_DATA LINES_.
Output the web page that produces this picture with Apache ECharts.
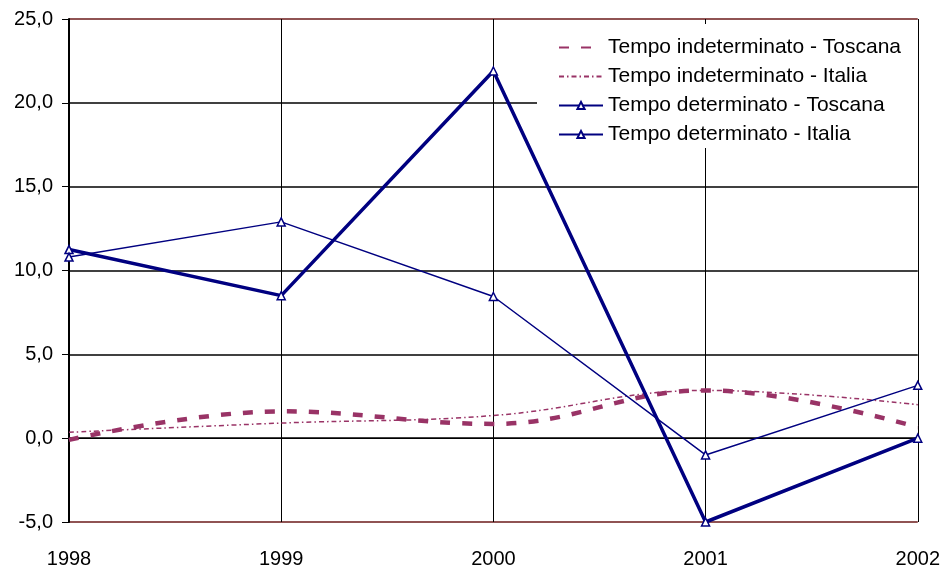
<!DOCTYPE html>
<html><head><meta charset="utf-8">
<script src="https://cdn.jsdelivr.net/npm/echarts@6/dist/echarts.min.js"></script>
<style>html,body{margin:0;padding:0;background:#fff}#c{width:943px;height:569px}</style>
</head><body><div id="c"></div>
<script>
const years = ['1998','1999','2000','2001','2002'];
const indToscana = [-0.1, 1.6, 0.85, 2.85, 0.65];
const indItalia = [0.35, 0.9, 1.35, 2.85, 2.0];
const detToscana = [11.25, 8.5, 21.9, -5.0, 0.0];
const detItalia = [10.8, 12.9, 8.45, -1.0, 3.15];
const names = ['Tempo indeterminato - Toscana','Tempo indeterminato - Italia','Tempo determinato - Toscana','Tempo determinato - Italia'];

const chart = echarts.init(document.getElementById('c'));
const font = 'Liberation Sans, Arial, sans-serif';
chart.setOption({
  animation: false,
  backgroundColor: '#fff',
  grid: {left: 69, right: 25, top: 19, bottom: 46},
  legend: {
    orient: 'vertical', left: 537, top: 24, padding: [13, 17, 3, 21],
    backgroundColor: '#fff', itemWidth: 44, itemHeight: 9, itemGap: 8,
    textStyle: {fontFamily: font, fontSize: 21, color: '#000'},
    data: names
  },
  xAxis: {
    type: 'category', data: years, boundaryGap: false,
    axisLine: {lineStyle: {color: '#000', width: 1}},
    axisTick: {show: true, length: 7, lineStyle: {color: '#000'}},
    axisLabel: {fontFamily: font, fontSize: 20, color: '#000', margin: 27},
    splitLine: {show: true, lineStyle: {color: '#000', width: 1}}
  },
  yAxis: {
    type: 'value', min: -5, max: 25, interval: 5,
    axisLine: {show: true, lineStyle: {color: '#000', width: 2}},
    axisTick: {show: true, length: 7, lineStyle: {color: '#000'}},
    axisLabel: {fontFamily: font, fontSize: 20, color: '#000', margin: 16,
      formatter: v => v.toFixed(1).replace('.', ',')},
    splitLine: {show: true, lineStyle: {color: ['#6b1a1a','#000','#000','#000','#000','#000','#6b1a1a'], width: 1.5}}
  },
  series: [
    {name: names[0], type: 'line', data: indToscana, smooth: 0.4, symbol: 'none',
      lineStyle: {color: '#993366', width: 4.5, type: [10, 12]}, itemStyle: {color: 'rgba(0,0,0,0)', borderWidth: 0}},
    {name: names[1], type: 'line', data: indItalia, smooth: 0.4, symbol: 'none',
      lineStyle: {color: '#993366', width: 1.5, type: [5, 3, 1.5, 3]}, itemStyle: {color: 'rgba(0,0,0,0)', borderWidth: 0}},
    {name: names[2], type: 'line', data: detToscana, symbol: 'triangle', symbolSize: 8,
      lineStyle: {color: '#000080', width: 3.5}, itemStyle: {color: '#fff', borderColor: '#000080', borderWidth: 1.5}},
    {name: names[3], type: 'line', data: detItalia, symbol: 'triangle', symbolSize: 8,
      lineStyle: {color: '#000080', width: 1.5}, itemStyle: {color: '#fff', borderColor: '#000080', borderWidth: 1.5}}
  ]
});
</script></body></html>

_STATED EXERCISE_.
Repeat the listing above exactly from its first line to the line containing "const names = ['Tempo", both included, and omit the pictures.

_COMPLETE ANSWER_.
Output the web page that produces this picture with Apache ECharts.
<!DOCTYPE html>
<html><head><meta charset="utf-8">
<script src="https://cdn.jsdelivr.net/npm/echarts@6/dist/echarts.min.js"></script>
<style>html,body{margin:0;padding:0;background:#fff}#c{width:943px;height:569px}</style>
</head><body><div id="c"></div>
<script>
const years = ['1998','1999','2000','2001','2002'];
const indToscana = [-0.1, 1.6, 0.85, 2.85, 0.65];
const indItalia = [0.35, 0.9, 1.35, 2.85, 2.0];
const detToscana = [11.25, 8.5, 21.9, -5.0, 0.0];
const detItalia = [10.8, 12.9, 8.45, -1.0, 3.15];
const names = ['Tempo indeterminato - Toscana','Tempo indeterminato - Italia','Tempo determinato - Toscana','Tempo determinato - Italia'];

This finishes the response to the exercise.